背景には、アップルが新たに導入したiPhone/iPad向けの「iOS 14.5」が、モバイルユーザーのトラッキング(追跡)を制限したことが挙げられる。
モバイル広告の業界団体「ポストIDFAアライアンス」を設立した、Liftoff社のデニス・ミンクは、「iOS 14.5のリリースに伴い、マーケターが広告費の一部をアンドロイドにシフトさせたのは、自然なことだ」と述べている。彼によると、アンドロイドにおいてマーケターは、iOSよりもパフォーマンスを詳細に把握でき、十分な最適化が行えるという。
アップルは、昨年6月にIDFA(Identifier for Advertisers)と呼ばれるiPhoneのデバイス識別子へのアドテクノロジー企業のアクセス方法に大きな変更が加えられることを警告し、2週間前にiOS 14.5をリリースした。新たなアップルのOSでは、ユーザーの同意を得ない限り、ターゲティング広告のためにデータを利用できないが、大半のユーザーがこれを拒否している。
その結果、モバイル業界は大きく揺れている。
App AnnieのCEOであるTed Krantzは、「すでに多くの社内データを持っている企業は、おそらくこの嵐を乗り切るが、その他の企業は他社と協力してより大きなデータベースを構築する必要に迫られている」と述べている。
今のところ、最大の影響は、アップルのOSを搭載したモバイル端末から、アンドロイドに広告費がシフトしていることだ。Liftoff社によると、ポストIDFAアライアンスの参加企業はすべて、iOSのアップデート後にアンドロイドでの広告費の増加を確認したという。
Liftoff社の広告主のアンドロイド向け広告費は8.3%増加し、モバイル広告プラットフォームのVungle社では、過去2週間でアンドロイド向け広告費が21%の急増になったという。

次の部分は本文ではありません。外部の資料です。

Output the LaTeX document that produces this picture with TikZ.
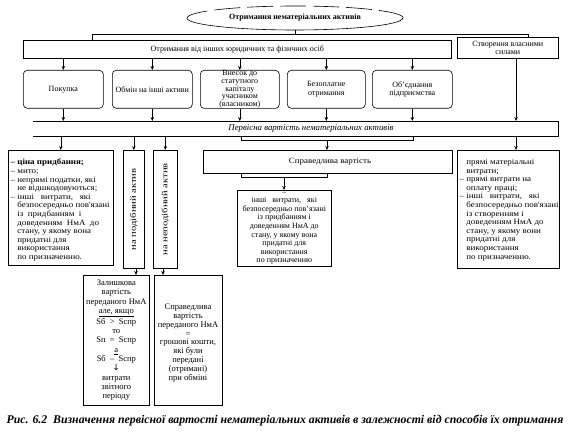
\documentclass[tikz,border=0pt]{standalone}
\usepackage{fontspec}
\setmainfont{Liberation Serif}
\newfontfamily\djv{DejaVu Sans}
\newfontfamily\wide[FakeStretch=1.12]{Liberation Serif}
\newfontfamily\vwide[FakeStretch=1.32]{Liberation Serif}
\usetikzlibrary{arrows.meta,shapes.geometric}
\begin{document}
\begin{tikzpicture}[x=1pt,y=-1pt,
  ln/.style={line width=0.6pt},
  frame/.style={draw, line width=0.6pt, inner sep=0pt},
  rbox/.style={draw, line width=0.6pt, rounded corners=4pt, inner sep=1pt, align=center},
  arr/.style={line width=0.6pt, -{Stealth[length=4pt,width=3.5pt]}},
  t8/.style={font=\fontsize{8}{8.6}\selectfont, inner sep=0pt},
  tw/.style={font=\wide\fontsize{8}{8.6}\selectfont, inner sep=0pt},
  trot/.style={font=\vwide\fontsize{8}{8.6}\selectfont, inner sep=0pt},
  tv/.style={font=\fontsize{8}{7.8}\selectfont},
  tit/.style={font=\fontsize{8.8}{9}\selectfont\itshape, inner sep=0pt},
  tb/.style={font=\fontsize{8}{8.6}\selectfont\bfseries, inner sep=0pt},
  captext/.style={font=\fontsize{11.8}{13}\selectfont\bfseries\itshape, inner sep=0pt}]
\useasboundingbox (0,0) rectangle (569,435);

% top ellipse
\node[ellipse, minimum width=216pt, minimum height=24pt, inner sep=0pt] (ell) at (295,18) {};
\node[tb] (ellt) at (ell.center) {Отримання нематеріальних активів};
\draw[ln, dash pattern=on 26pt off 7pt] (ell.east) arc[start angle=0, end angle=180, x radius=108pt, y radius=12pt];
\draw[ln] (ell.west) arc[start angle=180, end angle=360, x radius=108pt, y radius=12pt];

% source boxes
\node[frame, t8, anchor=north west, minimum width=428pt, minimum height=18pt] (src) at (23,40) {Отримання від інших юридичних та фізичних осіб};
\node[frame, t8, anchor=north west, minimum width=101pt, minimum height=21pt, align=center] (own) at (457,37) {Створення власними\\силами};

\coordinate (bl) at (92,34);
\coordinate (br) at (528,34);
\coordinate (rx) at (516,0);
\draw[ln] (ell.south) -- (ell.south |- bl);
\draw[ln] (bl |- src.north) -- (bl) -- (br) -- (br |- own.north);

% ways
\node[rbox, t8, anchor=north west, minimum width=80pt, minimum height=38pt] (b1) at (23,70) {Покупка};
\node[rbox, t8, anchor=north west, minimum width=80pt, minimum height=38pt] (b2) at (112,70) {Обмін на інші активи};
\node[rbox, tv, anchor=north west, minimum width=79pt, minimum height=38pt, inner sep=0pt] (b3) at (200,70) {Внесок до\\статутного\\капіталу\\учасником\\(власником)};
\node[rbox, t8, anchor=north west, minimum width=78pt, minimum height=38pt] (b4) at (287,70) {Безоплатне\\отримання};
\node[rbox, t8, anchor=north west, minimum width=80pt, minimum height=38pt] (b5) at (372,70) {Об'єднання\\підприємства};

% initial cost band
\node[anchor=north west, minimum width=525pt, minimum height=15pt, inner sep=0pt] (perv) at (33,121) {};
\draw[ln] (perv.north west) -- (perv.north east) -- (perv.south east) -- (perv.south west);
\node[tit] (pervt) at (311,128.5) {Первісна вартість нематеріальних активів};

\foreach \b in {b1,b2,b3,b4,b5} {
  \draw[arr] (\b.north |- src.south) -- (\b.north);
  \draw[arr] (\b.south) -- (\b.south |- perv.north);
}
\draw[arr] (own.south -| rx) -- (perv.north -| rx);

% lower boxes
\node[frame, anchor=north west, minimum width=105pt, minimum height=115pt] (lbox) at (8,150) {};
\node[tw, anchor=north west, align=left] (lboxt) at (10.5,159) {\textbf{– ціна придбання;}\\– мито;\\– непрямі податки, які\\\phantom{– }не відшкодовуються;\\– інші \ \ витрати, \ \ які\\\phantom{– }безпосередньо пов'язані\\\phantom{– }із \ придбанням \ і\\\phantom{– }доведенням \ НмА \ до\\\phantom{– }стану, у якому вона\\\phantom{– }придатні для\\\phantom{– }використання\\\phantom{– }по призначенню.};

\node[frame, anchor=north west, minimum width=21pt, minimum height=118pt] (v1) at (123,150) {};
\node[trot, rotate=90] (v1t) at (v1.center) {на подібний актив};
\node[frame, anchor=north west, minimum width=24pt, minimum height=118pt] (v2) at (153,150) {};
\node[trot, rotate=90] (v2t) at (v2.center) {на неподібний актив};

\node[frame, anchor=north west, minimum width=249pt, minimum height=23pt] (fair) at (203,150) {};
\node[tw] (fairt) at (330,161.5) {Справедлива вартість};

\node[frame, anchor=north west, minimum width=94pt, minimum height=76pt] (mbox) at (237,190) {};
\node[t8, align=center] (mboxt) at (mbox.center) {–\\інші \ \ витрати, \ \ які\\безпосередньо пов'язані\\із придбанням і\\доведенням НмА до\\стану, у якому вона\\придатні для\\використання\\по призначенню};

\node[frame, anchor=north west, minimum width=102pt, minimum height=118pt] (rbox) at (457,150) {};
\node[tw, anchor=north west, align=left] (rboxt) at (459.5,159) {\phantom{– }прямі матеріальні\\\phantom{– }витрати;\\– прямі витрати на\\\phantom{– }оплату праці;\\– інші \ \ витрати, \ \ які\\\phantom{– }безпосередньо пов'язані\\\phantom{– }із створенням і\\\phantom{– }доведенням НмА до\\\phantom{– }стану, у якому вони\\\phantom{– }придатні для\\\phantom{– }використання\\\phantom{– }по призначенню.};

\coordinate (pl) at (241,140);
\coordinate (pr) at (413,140);
\coordinate (pm) at (327,140);
\draw[ln] (pl |- perv.south) -- (pl) -- (pr) -- (pr |- perv.south);
\draw[arr] (pm) -- (pm |- fair.north);
\draw[arr] (perv.south -| lbox.north) -- (lbox.north);
\draw[arr] (perv.south -| v1.north) -- (v1.north);
\draw[arr] (perv.south -| v2.north) -- (v2.north);
\draw[arr] (perv.south -| rx) -- (rbox.north -| rx);

\coordinate (fl) at (241,177);
\coordinate (fr) at (327,177);
\coordinate (fm) at (284,177);
\draw[ln] (fl |- fair.south) -- (fl) -- (fr) -- (fr |- fair.south);
\draw[arr] (fm) -- (fm |- mbox.north);

% bottom boxes
\node[frame, anchor=north west, minimum width=66pt, minimum height=130pt] (bx1) at (83,275) {};
\node[t8, align=center, font=\fontsize{8.5}{9.3}\selectfont] (bx1t) at (bx1.center) {Залишкова\\вартість\\переданого НмА\\\underline{але, якщо}\\Sб \ > \ Sспр\\то\\Sп \ = \ Sспр\\\underline{а}\\Sб \ – \ Sспр\\{\djv ↓}\\витрати\\звітного\\періоду};
\node[frame, anchor=north west, minimum width=68pt, minimum height=130pt] (bx2) at (154,275) {};
\node[t8, align=center, font=\fontsize{8.5}{8.9}\selectfont] (bx2t) at (188,343) {Справедлива\\вартість\\переданого НмА\\=\\грошові кошти,\\які були\\передані\\(отримані)\\при обміні};

\coordinate (x1) at (136,0);
\coordinate (x2) at (163,0);
\draw[arr] (v1.south -| x1) -- (bx1.north -| x1);
\draw[arr] (v2.south -| x2) -- (bx2.north -| x2);

\node[captext] (capt) at (285,421) {Рис. 6.2 \ Визначення первісної вартості нематеріальних активів в залежності від способів їх отримання};
\end{tikzpicture}
\end{document}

一方で、iOS向けの広告費は減少傾向にある。ただし、下げ幅はさほど大きなものではなく、企業ごとに状況は異なる。Liftoff社の場合は2.5%から3.6%の減少で、Vungleの場合はiOS向け広告費が3.3%増となっている。
一時的な現象で終わる可能性も
「モバイルエコシステムのプレーヤーは、この変化に過剰に反応するべきではない」と、Liftoff社のミンクは話す。「今はまだ初期段階であり、新たなiOSの普及が進めば、広告費も回復するはずだ」と、彼は付け加えた。
アップルはアンドロイドに比べて、新たなOSの普及速度が速いことで知られるが、iOS 14.5の導入率はまだ低く、現状でアップデートを行ったのは11.5%から14.9%程度にとどまっているという。
また、早い段階でiOS 14.5を導入した人々はテクノロジーに詳しく、追跡を許可しない場合が多いが、遅れてアップデートを行う人々は、プライバシーの問題にさほど注意を払わず、「許可する」ボタンを押すケースが多いことも想定できる。いずれにしろ、アップデートの真の影響が見えてくるのは、もう少し先の事になりそうだ。